Records with drawing code:
▶
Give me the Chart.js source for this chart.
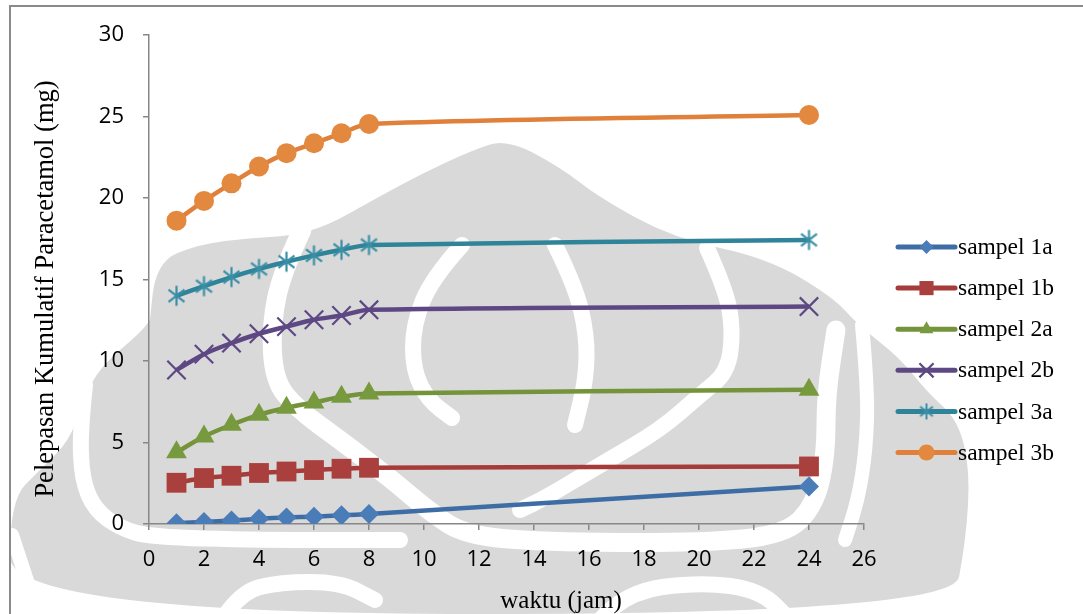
<!DOCTYPE html>
<html>
<head>
<meta charset="utf-8">
<script src="https://cdn.jsdelivr.net/npm/chart.js@4.4.1/dist/chart.umd.min.js"></script>
<style>
  html, body { margin: 0; padding: 0; background: #ffffff; }
  #wrap { width: 1083px; height: 614px; position: relative; }
</style>
</head>
<body>
<div id="wrap"><canvas id="c" width="1083" height="614"></canvas></div>
<script>
// Release time points (hours)
const waktu = [1, 2, 3, 4, 5, 6, 7, 8, 24];

// Cumulative paracetamol released (mg) per sample
const sampel1a = [0.05, 0.13, 0.21, 0.32, 0.40, 0.45, 0.53, 0.62, 2.30];
const sampel1b = [2.53, 2.82, 2.96, 3.13, 3.22, 3.31, 3.39, 3.45, 3.53];
const sampel2a = [4.40, 5.37, 6.09, 6.70, 7.13, 7.46, 7.80, 8.01, 8.23];
const sampel2b = [9.45, 10.42, 11.10, 11.67, 12.11, 12.53, 12.79, 13.14, 13.34];
const sampel3a = [14.00, 14.59, 15.15, 15.65, 16.09, 16.48, 16.82, 17.12, 17.43];
const sampel3b = [18.61, 19.82, 20.90, 21.93, 22.75, 23.36, 23.97, 24.54, 25.09];

const seriesNames = ['sampel 1a', 'sampel 1b', 'sampel 2a', 'sampel 2b', 'sampel 3a', 'sampel 3b'];
const seriesValues = [sampel1a, sampel1b, sampel2a, sampel2b, sampel3a, sampel3b];

// Axis tick labels
const xTicks = [0, 2, 4, 6, 8, 10, 12, 14, 16, 18, 20, 22, 24, 26];
const yTicks = [0, 5, 10, 15, 20, 25, 30];

const xTitle = 'waktu (jam)';
const yTitle = 'Pelepasan Kumulatif Paracetamol (mg)';

// Asterisk marker: vertical stroke plus an X
function makeAsterisk(color, r, lw) {
  const c = document.createElement('canvas');
  const s = Math.ceil(r * 2 + lw * 2);
  c.width = s; c.height = s;
  const g = c.getContext('2d');
  g.strokeStyle = color; g.lineWidth = lw; g.lineCap = 'butt';
  const cx = s / 2, cy = s / 2;
  g.beginPath();
  g.moveTo(cx, cy - r); g.lineTo(cx, cy + r);
  const a = Math.PI / 3.4;
  g.moveTo(cx - Math.sin(a) * r, cy - Math.cos(a) * r); g.lineTo(cx + Math.sin(a) * r, cy + Math.cos(a) * r);
  g.moveTo(cx + Math.sin(a) * r, cy - Math.cos(a) * r); g.lineTo(cx - Math.sin(a) * r, cy + Math.cos(a) * r);
  g.stroke();
  return c;
}

const styles = [
  { line: '#3E6DA6', fill: '#4A7CB8', shape: 'rectRot', r: 10, bw: 0, lr: 7 },
  { line: '#A63C3A', fill: '#A9403E', shape: 'rect', r: 14, bw: 0, lr: 10 },
  { line: '#75933B', fill: '#789A3E', shape: 'triangle', r: 12, bw: 0, lr: 8 },
  { line: '#5E4884', fill: '#5E4884', shape: 'crossRot', r: 13, bw: 2.2, lr: 10 },
  { line: '#2F8499', fill: '#3A8FA6', shape: makeAsterisk('#3A8FA6', 10, 2.2), r: 10, bw: 0, lr: 8, legendShape: makeAsterisk('#3A8FA6', 8, 2) },
  { line: '#E0803A', fill: '#E3883F', shape: 'circle', r: 10, bw: 0, lr: 8 }
];

const datasets = seriesNames.map((name, i) => ({
  label: name,
  data: waktu.map((x, k) => ({ x: x, y: seriesValues[i][k] })),
  borderColor: styles[i].line,
  borderWidth: 4.5,
  tension: 0.3,
  pointStyle: styles[i].shape,
  pointRadius: styles[i].r,
  pointBackgroundColor: styles[i].fill,
  pointBorderColor: styles[i].fill,
  pointBorderWidth: styles[i].bw,
  fill: false
}));

// Faint background emblem
function smoothPath(ctx, pts, closed) {
  ctx.moveTo(pts[0][0], pts[0][1]);
  for (let i = 1; i < pts.length - 1; i++) {
    const mx = (pts[i][0] + pts[i + 1][0]) / 2, my = (pts[i][1] + pts[i + 1][1]) / 2;
    ctx.quadraticCurveTo(pts[i][0], pts[i][1], mx, my);
  }
  const l = pts[pts.length - 1];
  ctx.lineTo(l[0], l[1]);
  if (closed) ctx.closePath();
}

const emblem = {
  id: 'emblem',
  beforeDraw(chart) {
    const ctx = chart.ctx;
    ctx.save();
    ctx.fillStyle = '#d9d9d9';
    ctx.beginPath();
    smoothPath(ctx, [
      [152, 300], [155, 262], [200, 244], [250, 238], [290, 236], [327, 226], [373, 200],
      [423, 173], [473, 150], [507, 139], [560, 167], [600, 198], [673, 238], [767, 258],
      [833, 297], [858, 325], [900, 358], [927, 392], [958, 420], [970, 470], [966, 540],
      [952, 614], [10, 614], [10, 500], [40, 470], [70, 440], [83, 400], [100, 367],
      [140, 333], [150, 320]
    ], true);
    ctx.fill();

    ctx.strokeStyle = '#ffffff';
    ctx.lineCap = 'round';
    ctx.lineJoin = 'round';
    const bands = [
      { w: 16, p: [[462, 245], [432, 278], [413, 325], [413, 370], [428, 400], [452, 418]] },
      { w: 16, p: [[555, 245], [575, 285], [587, 335], [586, 380], [575, 425]] },
      { w: 19, p: [[302, 230], [282, 272], [271, 325], [274, 380], [296, 408], [340, 440], [390, 478], [430, 512], [465, 535], [540, 542], [700, 543], [785, 535], [815, 505], [826, 455], [826, 395], [836, 330]] },
      { w: 16, p: [[707, 248], [726, 290], [733, 330], [728, 372], [700, 395], [660, 430], [600, 465], [545, 498], [520, 510]] },
      { w: 14, p: [[862, 325], [868, 390], [866, 450], [858, 500], [845, 540]] },
      { w: 16, p: [[85, 385], [80, 430], [82, 480], [95, 510], [120, 528], [150, 537], [260, 540], [400, 540]] },
      { w: 16, p: [[222, 620], [240, 592], [280, 582], [340, 582], [375, 600]] },
      { w: 16, p: [[600, 620], [625, 592], [700, 582], [760, 590], [790, 620]] },
      { w: 14, p: [[12, 535], [40, 620]] }
    ];
    bands.forEach(b => {
      ctx.lineWidth = b.w;
      ctx.beginPath();
      smoothPath(ctx, b.p, false);
      ctx.stroke();
    });
    ctx.restore();
  }
};

// Axis titles, legend and outer frame
const decorations = {
  id: 'decorations',
  afterDraw(chart) {
    const ctx = chart.ctx;
    ctx.save();

    // frame
    ctx.strokeStyle = '#8a8a8a';
    ctx.lineWidth = 2;
    ctx.beginPath();
    ctx.moveTo(10, 614); ctx.lineTo(10, 6); ctx.lineTo(1083, 6);
    ctx.stroke();

    // axis titles
    ctx.fillStyle = '#000000';
    ctx.font = '25px "Liberation Serif", "Times New Roman", serif';
    ctx.textAlign = 'center';
    ctx.textBaseline = 'middle';
    ctx.fillText(xTitle, 561, 601);
    ctx.save();
    ctx.translate(46, 289);
    ctx.rotate(-Math.PI / 2);
    ctx.font = '26.5px "Liberation Serif", "Times New Roman", serif';
    ctx.fillText(yTitle, 0, 0);
    ctx.restore();

    // legend
    const x0 = 898, x1 = 955, rowY = 247, rowGap = 41.1;
    ctx.font = '23.5px "Liberation Serif", "Times New Roman", serif';
    ctx.textAlign = 'left';
    ctx.textBaseline = 'middle';
    chart.data.datasets.forEach((ds, i) => {
      const y = rowY + i * rowGap;
      const st = styles[i];
      ctx.strokeStyle = st.line;
      ctx.lineWidth = 5;
      ctx.lineCap = 'round';
      ctx.beginPath();
      ctx.moveTo(x0, y); ctx.lineTo(x1, y);
      ctx.stroke();
      ctx.fillStyle = st.fill;
      ctx.strokeStyle = st.fill;
      ctx.lineWidth = st.bw || 0;
      ctx.lineCap = 'butt';
      Chart.helpers.drawPoint(ctx, {
        pointStyle: st.legendShape || st.shape,
        radius: st.lr,
        rotation: 0,
        borderWidth: st.bw
      }, (x0 + x1) / 2, y);
      ctx.fillStyle = '#000000';
      ctx.fillText(ds.label, 958, y + 1);
    });
    ctx.restore();
  }
};

const axisColor = '#878787';
const tickFont = { family: '"Open Sans", "Liberation Sans", sans-serif', size: 22 };

new Chart(document.getElementById('c'), {
  type: 'line',
  data: { datasets: datasets },
  options: {
    responsive: false,
    animation: false,
    devicePixelRatio: 1,
    layout: { padding: { top: 35, right: 219, left: 0, bottom: 0 } },
    plugins: { legend: { display: false }, tooltip: { enabled: false } },
    scales: {
      x: {
        type: 'linear',
        min: 0, max: 26,
        afterBuildTicks: s => { s.ticks = xTicks.map(v => ({ value: v })); },
        afterFit: s => { s.height = 90; },
        grid: { drawOnChartArea: false, drawTicks: true, tickLength: 6, color: axisColor, lineWidth: 1.5 },
        border: { color: axisColor, width: 1.5 },
        ticks: { font: tickFont, color: '#000000', padding: 17, maxRotation: 0, autoSkip: false }
      },
      y: {
        type: 'linear',
        min: 0, max: 30,
        afterBuildTicks: s => { s.ticks = yTicks.map(v => ({ value: v })); },
        afterFit: s => { s.width = 149; },
        grid: { drawOnChartArea: false, drawTicks: true, tickLength: 6, color: axisColor, lineWidth: 1.5 },
        border: { color: axisColor, width: 1.5 },
        ticks: { font: tickFont, color: '#000000', padding: 19, autoSkip: false }
      }
    }
  },
  plugins: [emblem, decorations]
});
</script>
</body>
</html>
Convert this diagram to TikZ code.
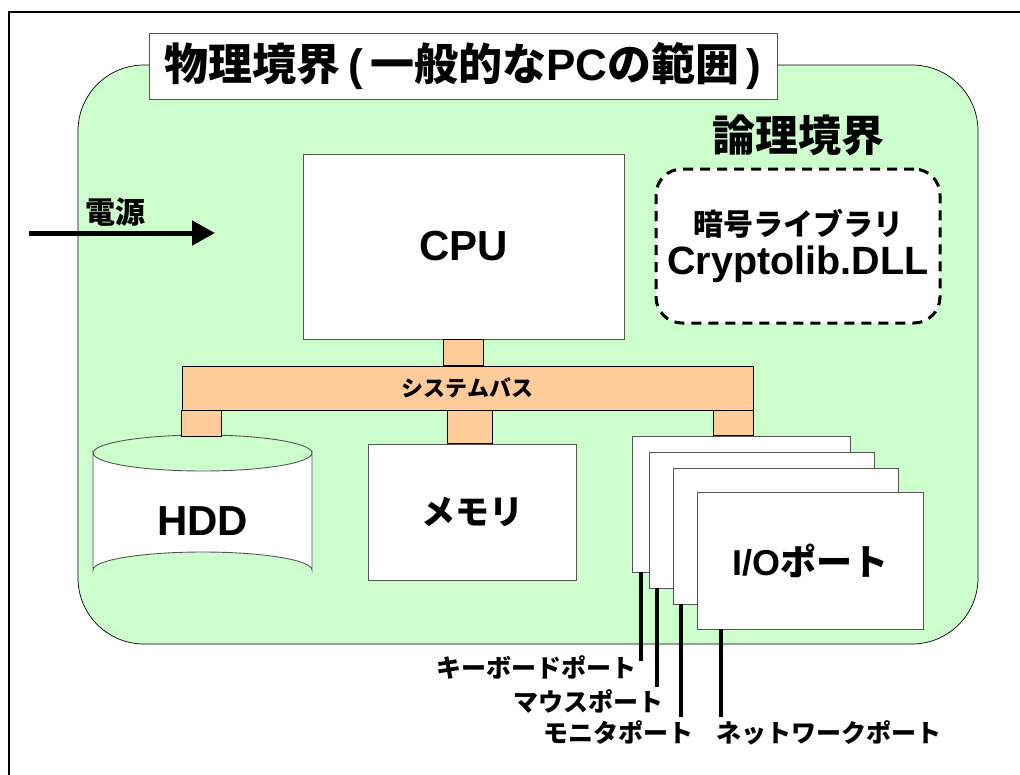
\documentclass[tikz,border=0pt]{standalone}
\usepackage{fontspec}
\setmainfont{Liberation Sans}
\newfontfamily\cjk{Noto Sans CJK JP}
\usetikzlibrary{arrows.meta}
\newcommand\jp[1]{{\cjk #1}}
\newcommand\fsz[1]{\fontsize{#1}{#1}\selectfont\bfseries}
\definecolor{zone}{HTML}{CCFFCC}
\definecolor{bus}{HTML}{FFCC99}
\definecolor{edge}{HTML}{555555}

\begin{document}
\begin{tikzpicture}[x=1pt,y=-1pt,
  box/.style={draw=edge, fill=white, line width=0.9pt, inner sep=0pt},
  busbox/.style={draw=black, fill=bus, line width=0.7pt},
  port/.style={line width=3.5pt, black},
  portlabel/.style={inner sep=0pt, font=\fsz{25}},
]
\useasboundingbox (0,0) rectangle (1020,774);
\begin{scope}
\clip (0,0) rectangle (1020,774);
\draw[line width=2.2pt] (9,12) rectangle (1040,800);
\end{scope}

% physical boundary (green zone)
\draw[fill=zone, draw=black, line width=0.7pt, rounded corners=66pt] (78,65) rectangle (978,644);
\node[box, minimum width=628pt, minimum height=66pt] (title) at (463,66)
  {\fsz{44}\jp{物理境界}\,(\,\jp{一般的な}PC\jp{の範囲}\,)};

% logical boundary
\node[inner sep=0pt] (logic) at (798,135) {\fsz{43}\jp{論理境界}};
\node[draw=black, fill=white, line width=3pt, dash pattern=on 10pt off 7pt,
      rounded corners=26pt, minimum width=284pt, minimum height=154pt,
      align=center, inner sep=0pt] (dll) at (798,246)
  {\fsz{30}\jp{暗号ライブラリ}\\[6pt]\fsz{39.5}Cryptolib.DLL};

% power input
\coordinate (pwrA) at (29,233);
\coordinate (pwrB) at (215,233);
\draw[line width=5pt, -{Triangle[length=23pt,width=24pt]}] (pwrA) -- (pwrB);
\node[inner sep=0pt] (pwr) at (115,212) {\fsz{30}\jp{電源}};

% CPU and system bus
\node[box, minimum width=321pt, minimum height=185pt] (cpu) at (463.5,246.5) {\fsz{42}CPU};
\node[busbox, minimum width=571pt, minimum height=44pt, inner sep=0pt] (bus) at (467.5,388)
  {\fsz{22}\jp{システムバス}};
\draw[busbox] ([xshift=-20pt]cpu.south) rectangle ([xshift=20pt]cpu.south |- bus.north);

% HDD cylinder
\coordinate (hddtop) at (202.5,436);
\draw[box] (93,453) -- (93,570)
  arc[start angle=180, end angle=0, x radius=109.5pt, y radius=18pt]
  -- (312,453)
  arc[start angle=0, end angle=-180, x radius=109.5pt, y radius=18pt] -- cycle;
\draw[draw=edge, line width=0.9pt] (93,453)
  arc[start angle=180, end angle=0, x radius=109.5pt, y radius=18pt];
\node[inner sep=0pt] (hdd) at (202.5,521) {\fsz{42}HDD};

% memory
\node[box, minimum width=208pt, minimum height=136pt] (mem) at (472,512) {\fsz{34}\jp{メモリ}};

% stacked I/O ports
\node[box, minimum width=218pt, minimum height=136pt] (io1) at (741,504) {};
\node[box, minimum width=225pt, minimum height=136pt] (io2) at (761.5,520) {};
\node[box, minimum width=225pt, minimum height=136pt] (io3) at (785.5,536) {};
\node[box, minimum width=226pt, minimum height=137pt] (io4) at (810,560.5) {\fsz{36}I/O\jp{ポート}};

% bus legs
\draw[busbox] (bus.south west) rectangle ([xshift=40pt]bus.south west |- hddtop);
\draw[busbox] ([xshift=-20pt]bus.south) rectangle ([xshift=20pt]mem.north);
\draw[busbox] ([xshift=-40pt]bus.south east) rectangle (bus.south east |- io1.north);

% port leads and labels
\coordinate (kbEnd) at (641,661);
\coordinate (msEnd) at (657,687);
\coordinate (mnEnd) at (681,717);
\coordinate (nwEnd) at (721,717);
\draw[port] (kbEnd |- io1.south) -- (kbEnd);
\draw[port] (msEnd |- io2.south) -- (msEnd);
\draw[port] (mnEnd |- io3.south) -- (mnEnd);
\draw[port] (nwEnd |- io4.south) -- (nwEnd);
\node[portlabel, anchor=east] (kb) at (637,667) {\jp{キーボードポート}};
\node[portlabel, anchor=east] (ms) at (664,702) {\jp{マウスポート}};
\node[portlabel, anchor=east] (mn) at (694,733) {\jp{モニタポート}};
\node[portlabel, anchor=west] (nw) at (716,733) {\jp{ネットワークポート}};
\end{tikzpicture}
\end{document}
◀
What is needed: Begin at the first line of the material and copy each line exactly through the one containing "sampel2b, sampel3a, sampel3b];". Omit pictures.

Correct response:
Give me the Chart.js source for this chart.
<!DOCTYPE html>
<html>
<head>
<meta charset="utf-8">
<script src="https://cdn.jsdelivr.net/npm/chart.js@4.4.1/dist/chart.umd.min.js"></script>
<style>
  html, body { margin: 0; padding: 0; background: #ffffff; }
  #wrap { width: 1083px; height: 614px; position: relative; }
</style>
</head>
<body>
<div id="wrap"><canvas id="c" width="1083" height="614"></canvas></div>
<script>
// Release time points (hours)
const waktu = [1, 2, 3, 4, 5, 6, 7, 8, 24];

// Cumulative paracetamol released (mg) per sample
const sampel1a = [0.05, 0.13, 0.21, 0.32, 0.40, 0.45, 0.53, 0.62, 2.30];
const sampel1b = [2.53, 2.82, 2.96, 3.13, 3.22, 3.31, 3.39, 3.45, 3.53];
const sampel2a = [4.40, 5.37, 6.09, 6.70, 7.13, 7.46, 7.80, 8.01, 8.23];
const sampel2b = [9.45, 10.42, 11.10, 11.67, 12.11, 12.53, 12.79, 13.14, 13.34];
const sampel3a = [14.00, 14.59, 15.15, 15.65, 16.09, 16.48, 16.82, 17.12, 17.43];
const sampel3b = [18.61, 19.82, 20.90, 21.93, 22.75, 23.36, 23.97, 24.54, 25.09];

const seriesNames = ['sampel 1a', 'sampel 1b', 'sampel 2a', 'sampel 2b', 'sampel 3a', 'sampel 3b'];
const seriesValues = [sampel1a, sampel1b, sampel2a, sampel2b, sampel3a, sampel3b];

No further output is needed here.